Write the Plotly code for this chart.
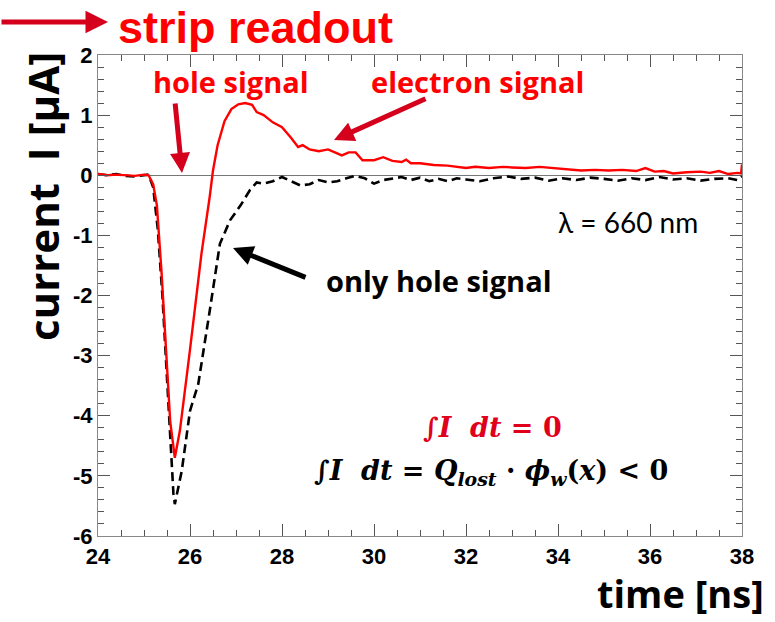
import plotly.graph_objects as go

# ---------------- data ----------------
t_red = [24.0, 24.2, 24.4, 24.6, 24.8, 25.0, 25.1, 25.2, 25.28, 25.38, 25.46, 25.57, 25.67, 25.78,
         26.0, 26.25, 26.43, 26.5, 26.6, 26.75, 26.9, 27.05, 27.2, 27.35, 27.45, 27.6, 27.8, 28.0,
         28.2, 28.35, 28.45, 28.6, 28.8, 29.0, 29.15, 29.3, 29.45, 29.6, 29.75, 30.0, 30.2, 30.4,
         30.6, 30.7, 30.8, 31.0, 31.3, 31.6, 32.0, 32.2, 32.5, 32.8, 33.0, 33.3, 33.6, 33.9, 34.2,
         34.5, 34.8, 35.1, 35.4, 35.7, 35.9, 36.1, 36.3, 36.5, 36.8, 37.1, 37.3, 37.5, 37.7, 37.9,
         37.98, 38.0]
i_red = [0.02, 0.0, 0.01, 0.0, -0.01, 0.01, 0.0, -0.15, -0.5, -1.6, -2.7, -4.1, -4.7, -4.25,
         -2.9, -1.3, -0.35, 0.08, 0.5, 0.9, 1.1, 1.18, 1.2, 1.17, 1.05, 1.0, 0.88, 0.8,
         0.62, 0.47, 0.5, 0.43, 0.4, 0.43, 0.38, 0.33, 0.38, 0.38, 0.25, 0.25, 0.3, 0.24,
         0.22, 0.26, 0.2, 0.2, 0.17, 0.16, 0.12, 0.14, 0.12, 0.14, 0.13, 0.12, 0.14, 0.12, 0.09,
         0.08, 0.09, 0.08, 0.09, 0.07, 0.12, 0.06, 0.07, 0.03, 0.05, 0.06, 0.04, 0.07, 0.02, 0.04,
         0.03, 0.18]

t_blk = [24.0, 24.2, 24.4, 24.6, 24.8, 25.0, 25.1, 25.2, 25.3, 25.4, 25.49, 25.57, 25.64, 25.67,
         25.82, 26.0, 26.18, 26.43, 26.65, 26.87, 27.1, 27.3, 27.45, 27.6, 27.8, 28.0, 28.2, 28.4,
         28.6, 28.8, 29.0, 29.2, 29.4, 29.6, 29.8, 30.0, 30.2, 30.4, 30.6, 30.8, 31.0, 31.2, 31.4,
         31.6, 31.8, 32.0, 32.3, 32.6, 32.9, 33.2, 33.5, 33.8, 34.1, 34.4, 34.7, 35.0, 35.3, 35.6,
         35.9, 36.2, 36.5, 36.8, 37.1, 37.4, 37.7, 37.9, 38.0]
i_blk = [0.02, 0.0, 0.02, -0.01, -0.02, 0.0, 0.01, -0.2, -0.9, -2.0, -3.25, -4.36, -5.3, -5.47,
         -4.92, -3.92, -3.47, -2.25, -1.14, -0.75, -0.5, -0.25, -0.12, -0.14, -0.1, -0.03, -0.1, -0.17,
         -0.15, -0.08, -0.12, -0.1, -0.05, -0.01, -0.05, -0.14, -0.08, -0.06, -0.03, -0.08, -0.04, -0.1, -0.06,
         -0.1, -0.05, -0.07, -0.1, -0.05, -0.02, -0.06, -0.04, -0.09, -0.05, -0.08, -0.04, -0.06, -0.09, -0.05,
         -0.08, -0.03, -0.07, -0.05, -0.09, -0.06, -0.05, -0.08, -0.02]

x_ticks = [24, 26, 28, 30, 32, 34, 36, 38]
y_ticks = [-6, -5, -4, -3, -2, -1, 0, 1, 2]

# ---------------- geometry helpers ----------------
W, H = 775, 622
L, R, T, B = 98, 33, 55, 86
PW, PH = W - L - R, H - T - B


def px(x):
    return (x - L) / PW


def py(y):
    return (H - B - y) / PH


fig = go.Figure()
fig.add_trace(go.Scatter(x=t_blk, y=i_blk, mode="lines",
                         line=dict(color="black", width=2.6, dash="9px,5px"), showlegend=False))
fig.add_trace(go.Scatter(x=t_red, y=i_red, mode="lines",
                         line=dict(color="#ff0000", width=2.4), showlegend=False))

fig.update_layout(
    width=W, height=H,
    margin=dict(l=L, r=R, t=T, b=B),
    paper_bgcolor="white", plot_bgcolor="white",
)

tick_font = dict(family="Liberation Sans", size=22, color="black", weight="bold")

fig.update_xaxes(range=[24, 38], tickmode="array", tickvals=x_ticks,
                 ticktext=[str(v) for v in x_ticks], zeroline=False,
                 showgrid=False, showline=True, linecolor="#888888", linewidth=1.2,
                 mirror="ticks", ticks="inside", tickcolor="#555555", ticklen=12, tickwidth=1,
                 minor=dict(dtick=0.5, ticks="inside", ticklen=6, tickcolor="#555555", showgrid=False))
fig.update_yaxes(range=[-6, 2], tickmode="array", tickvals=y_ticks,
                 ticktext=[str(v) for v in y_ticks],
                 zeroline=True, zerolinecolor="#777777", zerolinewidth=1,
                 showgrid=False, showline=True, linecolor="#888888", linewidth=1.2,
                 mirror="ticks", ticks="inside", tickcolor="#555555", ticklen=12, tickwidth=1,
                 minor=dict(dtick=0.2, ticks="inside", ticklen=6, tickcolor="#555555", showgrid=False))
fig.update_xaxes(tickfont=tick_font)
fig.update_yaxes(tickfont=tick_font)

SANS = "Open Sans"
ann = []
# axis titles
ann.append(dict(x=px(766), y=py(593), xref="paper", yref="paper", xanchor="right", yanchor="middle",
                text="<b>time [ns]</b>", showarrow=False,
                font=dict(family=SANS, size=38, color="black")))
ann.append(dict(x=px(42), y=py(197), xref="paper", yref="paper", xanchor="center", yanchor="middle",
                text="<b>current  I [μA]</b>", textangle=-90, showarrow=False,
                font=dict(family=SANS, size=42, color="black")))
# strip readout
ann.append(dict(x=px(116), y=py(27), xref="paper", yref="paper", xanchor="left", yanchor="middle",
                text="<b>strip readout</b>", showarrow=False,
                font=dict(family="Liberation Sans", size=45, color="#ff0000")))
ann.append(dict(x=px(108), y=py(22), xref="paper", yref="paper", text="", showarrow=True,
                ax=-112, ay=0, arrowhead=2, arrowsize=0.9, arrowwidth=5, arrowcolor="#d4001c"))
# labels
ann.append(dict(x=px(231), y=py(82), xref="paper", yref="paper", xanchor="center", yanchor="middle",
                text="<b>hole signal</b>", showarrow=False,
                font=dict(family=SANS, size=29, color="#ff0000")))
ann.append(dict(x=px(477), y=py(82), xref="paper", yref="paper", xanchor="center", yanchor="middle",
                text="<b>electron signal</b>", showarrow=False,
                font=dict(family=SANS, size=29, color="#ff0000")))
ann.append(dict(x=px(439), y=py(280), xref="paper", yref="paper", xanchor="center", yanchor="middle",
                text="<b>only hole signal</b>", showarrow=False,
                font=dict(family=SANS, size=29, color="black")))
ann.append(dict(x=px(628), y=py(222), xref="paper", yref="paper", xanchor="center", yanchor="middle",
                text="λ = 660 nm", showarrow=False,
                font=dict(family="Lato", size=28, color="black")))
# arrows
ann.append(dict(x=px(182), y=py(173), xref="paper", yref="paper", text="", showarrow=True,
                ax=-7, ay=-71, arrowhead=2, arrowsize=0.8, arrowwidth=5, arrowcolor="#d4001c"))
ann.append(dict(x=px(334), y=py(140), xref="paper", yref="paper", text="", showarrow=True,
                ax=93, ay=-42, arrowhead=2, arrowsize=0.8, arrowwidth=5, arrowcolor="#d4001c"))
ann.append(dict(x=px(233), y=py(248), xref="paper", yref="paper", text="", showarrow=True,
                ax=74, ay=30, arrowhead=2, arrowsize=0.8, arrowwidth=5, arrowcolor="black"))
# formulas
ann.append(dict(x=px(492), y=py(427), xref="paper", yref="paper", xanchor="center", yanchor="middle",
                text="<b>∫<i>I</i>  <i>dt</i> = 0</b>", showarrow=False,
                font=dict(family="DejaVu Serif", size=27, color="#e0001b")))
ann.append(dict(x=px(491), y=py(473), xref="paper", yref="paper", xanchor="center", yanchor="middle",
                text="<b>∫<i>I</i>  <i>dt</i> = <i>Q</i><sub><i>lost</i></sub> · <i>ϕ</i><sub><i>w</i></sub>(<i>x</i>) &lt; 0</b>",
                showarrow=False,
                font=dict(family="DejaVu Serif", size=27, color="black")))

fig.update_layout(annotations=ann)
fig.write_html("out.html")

Your goal => Omitting all pictures, restate exactly the lines of the material from its start through the line that contains "import plotly.graph_objects as go".

Finished task =>
Write the Plotly code for this chart.
import plotly.graph_objects as go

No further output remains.